Because its a complex trait with a somewhat leaky abstraction, it warrants a high-level description, explaining the complexity. The trait has 3 methods:

`multi_get`

multi_get returns the current value for a (unique) set of keys. To keep implementations efficient, the set of keys is an iterator, and results are written back into another parallel iterator. In addition to returning the current values, implementations must also return the size of those values as they are stored within the implementation. Implementations are required to chunk large iterators if they need to operate over smaller batches.

`multi_put`

Update or delete values for a set of keys. To keep implementations efficient, the set of updates is an iterator. Implementations are also required to return the difference in values and total size after processing the updates.

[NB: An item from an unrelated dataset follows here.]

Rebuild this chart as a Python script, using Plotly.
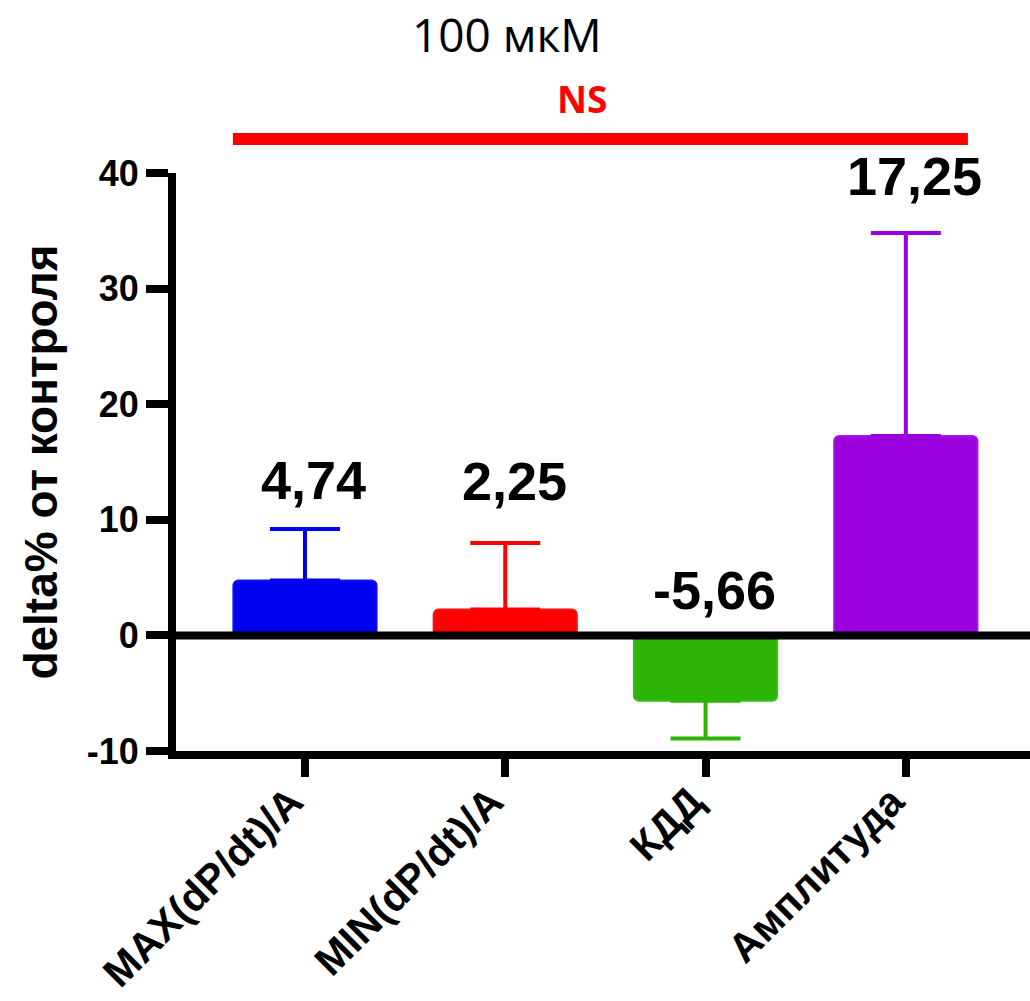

To simplify this (and because in the upsert usecase we have this data readily available), the updates are input with the size of the current value (if any) that was returned from a previous multi_get. Implementations are required to chunk large iterators if they need to operate over smaller batches.

`merge_snapshot_chunk`

The most complicated method, this method requires implementations to consolidate a chunk of updates into their state. This method effectively asks implementations to implement the logic in https://docs.rs/differential-dataflow/latest/differential_dataflow/consolidation/fn.consolidate.html, but under the assumption that the set of updates is a valid upsert Collection. Note that this allows implementations to do this a memory-efficient (or even, _memory-bounded) way. Because this is non-trivial, this module provides StateValue, which implements some of the core logic required to do this. StateValue::merge_update has more information about this.

merge_snapshot_chunk has to return stats about the number of values and size of the state, just like multi_put.

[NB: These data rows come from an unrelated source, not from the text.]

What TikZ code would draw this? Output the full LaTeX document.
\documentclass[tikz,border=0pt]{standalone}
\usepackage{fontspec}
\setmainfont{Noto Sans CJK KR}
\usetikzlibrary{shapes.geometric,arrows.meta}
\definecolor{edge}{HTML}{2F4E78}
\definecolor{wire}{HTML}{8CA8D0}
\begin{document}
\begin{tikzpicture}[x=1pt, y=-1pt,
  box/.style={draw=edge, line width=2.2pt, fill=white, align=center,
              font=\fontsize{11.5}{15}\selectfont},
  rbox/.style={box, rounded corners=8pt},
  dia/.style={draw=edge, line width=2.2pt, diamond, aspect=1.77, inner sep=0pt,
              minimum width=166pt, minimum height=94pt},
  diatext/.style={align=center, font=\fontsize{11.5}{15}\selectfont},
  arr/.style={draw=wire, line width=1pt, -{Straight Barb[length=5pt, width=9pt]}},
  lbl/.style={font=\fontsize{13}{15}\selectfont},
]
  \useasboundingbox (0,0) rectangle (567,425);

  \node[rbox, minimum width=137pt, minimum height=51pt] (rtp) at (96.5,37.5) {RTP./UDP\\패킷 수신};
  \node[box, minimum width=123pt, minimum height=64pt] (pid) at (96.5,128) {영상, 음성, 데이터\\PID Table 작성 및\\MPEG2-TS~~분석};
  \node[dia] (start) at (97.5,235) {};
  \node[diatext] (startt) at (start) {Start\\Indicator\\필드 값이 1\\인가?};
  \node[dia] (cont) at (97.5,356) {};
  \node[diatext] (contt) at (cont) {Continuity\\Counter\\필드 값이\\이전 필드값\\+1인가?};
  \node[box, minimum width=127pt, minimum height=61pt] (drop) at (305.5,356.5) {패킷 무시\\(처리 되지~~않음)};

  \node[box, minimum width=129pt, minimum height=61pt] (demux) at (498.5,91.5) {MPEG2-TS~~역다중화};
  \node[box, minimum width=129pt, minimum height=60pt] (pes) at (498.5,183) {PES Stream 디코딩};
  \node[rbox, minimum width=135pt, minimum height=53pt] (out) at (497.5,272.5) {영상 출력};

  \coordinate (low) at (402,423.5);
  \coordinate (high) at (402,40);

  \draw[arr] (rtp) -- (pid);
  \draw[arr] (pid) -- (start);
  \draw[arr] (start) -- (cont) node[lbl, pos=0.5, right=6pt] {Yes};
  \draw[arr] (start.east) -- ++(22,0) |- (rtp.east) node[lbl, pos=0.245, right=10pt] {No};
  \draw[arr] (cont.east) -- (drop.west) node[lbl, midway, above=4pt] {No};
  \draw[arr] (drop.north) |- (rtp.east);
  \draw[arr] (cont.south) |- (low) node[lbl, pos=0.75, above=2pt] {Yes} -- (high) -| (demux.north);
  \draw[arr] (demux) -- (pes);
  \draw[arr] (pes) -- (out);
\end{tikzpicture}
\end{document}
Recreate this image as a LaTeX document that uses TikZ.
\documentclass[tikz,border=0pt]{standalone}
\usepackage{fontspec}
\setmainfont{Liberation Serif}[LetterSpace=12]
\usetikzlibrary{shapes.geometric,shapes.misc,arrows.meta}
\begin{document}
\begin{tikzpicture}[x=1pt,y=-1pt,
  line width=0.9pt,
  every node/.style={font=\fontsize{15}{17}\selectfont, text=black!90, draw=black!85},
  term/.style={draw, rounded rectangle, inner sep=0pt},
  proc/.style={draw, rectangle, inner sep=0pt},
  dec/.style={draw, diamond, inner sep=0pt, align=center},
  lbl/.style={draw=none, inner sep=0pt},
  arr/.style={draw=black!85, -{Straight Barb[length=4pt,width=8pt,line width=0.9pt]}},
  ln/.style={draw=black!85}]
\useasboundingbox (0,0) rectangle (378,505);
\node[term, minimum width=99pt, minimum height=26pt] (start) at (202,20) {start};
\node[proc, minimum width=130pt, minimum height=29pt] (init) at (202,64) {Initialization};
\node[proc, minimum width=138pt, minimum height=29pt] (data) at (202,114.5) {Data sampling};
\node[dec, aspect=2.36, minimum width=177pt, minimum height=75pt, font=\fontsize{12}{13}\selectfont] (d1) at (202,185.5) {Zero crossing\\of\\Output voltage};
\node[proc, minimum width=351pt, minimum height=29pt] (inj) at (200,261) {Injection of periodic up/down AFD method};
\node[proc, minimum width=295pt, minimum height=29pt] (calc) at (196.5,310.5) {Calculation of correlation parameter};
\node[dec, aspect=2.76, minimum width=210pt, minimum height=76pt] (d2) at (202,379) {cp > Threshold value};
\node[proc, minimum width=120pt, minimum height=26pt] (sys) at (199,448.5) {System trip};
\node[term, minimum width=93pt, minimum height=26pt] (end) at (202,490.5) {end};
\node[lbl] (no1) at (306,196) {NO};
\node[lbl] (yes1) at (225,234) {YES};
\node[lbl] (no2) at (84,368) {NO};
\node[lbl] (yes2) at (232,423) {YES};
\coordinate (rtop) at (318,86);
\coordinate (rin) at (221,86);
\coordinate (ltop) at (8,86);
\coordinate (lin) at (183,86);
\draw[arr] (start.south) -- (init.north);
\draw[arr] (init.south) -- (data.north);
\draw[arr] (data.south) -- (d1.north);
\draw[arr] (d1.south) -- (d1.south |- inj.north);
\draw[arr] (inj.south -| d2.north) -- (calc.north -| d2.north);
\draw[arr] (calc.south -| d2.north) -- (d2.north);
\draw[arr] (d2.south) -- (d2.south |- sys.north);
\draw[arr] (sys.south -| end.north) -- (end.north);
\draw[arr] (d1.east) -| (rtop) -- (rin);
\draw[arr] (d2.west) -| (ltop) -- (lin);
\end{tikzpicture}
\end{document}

Another curiosity is that implementation can assume that merge_snapshot_chunk is called with a set of updates with a number of keys not greater than UpsertStateBackend::SNAPSHOT_BATCH_SIZE. This is different than multi_put and multi_get purely because it simplifies the way that the upsert operator handles snapshots.

A note on state size

The UpsertStateBackend trait requires implementations report relatively accurate information about how the state size changes over time. Note that it does NOT ask the implementations to give accurate information about actual resource consumption (like disk space including space amplification), and instead is just asking about the size of the values, after they have been encoded. For implementations like RocksDB, these may be highly accurate (it literally reports the encoded size as written to the RocksDB API, and for others like the InMemoryHashMap, they may be rough estimates of actual memory usage. See StateValue::memory_size for more information.

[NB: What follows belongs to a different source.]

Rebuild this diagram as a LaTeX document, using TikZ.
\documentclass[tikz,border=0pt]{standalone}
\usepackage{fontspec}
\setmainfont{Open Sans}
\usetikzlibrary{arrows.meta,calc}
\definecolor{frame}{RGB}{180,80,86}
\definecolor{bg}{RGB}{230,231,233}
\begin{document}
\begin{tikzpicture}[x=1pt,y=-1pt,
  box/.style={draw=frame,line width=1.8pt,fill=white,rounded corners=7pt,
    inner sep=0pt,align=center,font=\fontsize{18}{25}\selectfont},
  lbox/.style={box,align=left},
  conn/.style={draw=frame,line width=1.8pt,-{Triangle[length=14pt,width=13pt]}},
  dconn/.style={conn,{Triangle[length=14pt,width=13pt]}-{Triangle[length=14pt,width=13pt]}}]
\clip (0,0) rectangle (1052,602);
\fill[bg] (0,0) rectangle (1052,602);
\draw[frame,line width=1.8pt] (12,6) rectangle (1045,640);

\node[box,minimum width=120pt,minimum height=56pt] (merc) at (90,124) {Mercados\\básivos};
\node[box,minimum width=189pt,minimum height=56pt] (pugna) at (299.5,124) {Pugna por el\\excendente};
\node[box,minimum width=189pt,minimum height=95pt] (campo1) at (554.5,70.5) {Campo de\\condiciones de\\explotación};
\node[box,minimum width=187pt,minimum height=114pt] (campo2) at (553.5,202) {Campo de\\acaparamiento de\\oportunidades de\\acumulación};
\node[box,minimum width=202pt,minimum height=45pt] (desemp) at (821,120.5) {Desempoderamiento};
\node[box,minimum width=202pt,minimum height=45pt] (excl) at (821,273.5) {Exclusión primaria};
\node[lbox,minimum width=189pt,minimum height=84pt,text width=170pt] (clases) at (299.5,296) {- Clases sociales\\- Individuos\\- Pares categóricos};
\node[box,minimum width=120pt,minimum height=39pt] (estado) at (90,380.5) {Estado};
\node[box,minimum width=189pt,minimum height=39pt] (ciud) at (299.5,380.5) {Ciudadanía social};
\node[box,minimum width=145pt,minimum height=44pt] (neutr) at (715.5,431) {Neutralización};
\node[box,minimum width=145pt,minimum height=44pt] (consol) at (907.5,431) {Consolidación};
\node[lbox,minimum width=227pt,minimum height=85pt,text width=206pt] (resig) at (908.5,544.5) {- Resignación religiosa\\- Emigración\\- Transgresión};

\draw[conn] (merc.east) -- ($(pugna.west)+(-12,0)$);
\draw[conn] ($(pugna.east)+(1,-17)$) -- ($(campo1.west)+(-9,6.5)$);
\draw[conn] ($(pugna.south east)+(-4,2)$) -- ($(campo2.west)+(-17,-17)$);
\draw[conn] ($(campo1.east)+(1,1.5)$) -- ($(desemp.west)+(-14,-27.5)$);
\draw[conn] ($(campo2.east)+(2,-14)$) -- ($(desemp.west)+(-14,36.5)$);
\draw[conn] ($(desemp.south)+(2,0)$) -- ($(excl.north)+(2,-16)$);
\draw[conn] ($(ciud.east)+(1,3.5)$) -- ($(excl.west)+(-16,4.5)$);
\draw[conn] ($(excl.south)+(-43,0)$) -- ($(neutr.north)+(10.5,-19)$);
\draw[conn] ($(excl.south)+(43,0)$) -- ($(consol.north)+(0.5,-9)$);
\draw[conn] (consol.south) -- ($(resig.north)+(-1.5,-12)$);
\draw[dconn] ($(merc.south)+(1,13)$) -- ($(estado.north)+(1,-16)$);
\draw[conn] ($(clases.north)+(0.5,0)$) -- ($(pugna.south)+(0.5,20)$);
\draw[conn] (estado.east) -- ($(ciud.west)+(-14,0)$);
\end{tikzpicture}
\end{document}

Note also that after snapshot consolidation, additional space may be used if StateValue is used.

Structs

GetStats
Statistics for a single call to multi_get.
MergeStats
Statistics for a single call to merge_snapshot_chunk.
PutStats
Statistics for a single call to multi_put.
PutValue
Snapshotting
A value as produced during consolidation of a snapshot.
UpsertState
An UpsertStateBackend wrapper that supports snapshot merging, and reports basic metrics about the usage of the UpsertStateBackend.
UpsertValueAndSize
The result type for individual gets.

Enums

StateValue
In any UpsertStateBackend implementation, we need to support 2 modes:

Traits

UpsertStateBackend
A trait that defines the fundamental primitives required by a state-backing of the upsert operator.

Functions

upsert_bincode_opts
Build the default BincodeOpts.

Type Aliases

BincodeOpts
The default set of bincode options used for consolidating upsert snapshots (and writing values to RocksDB).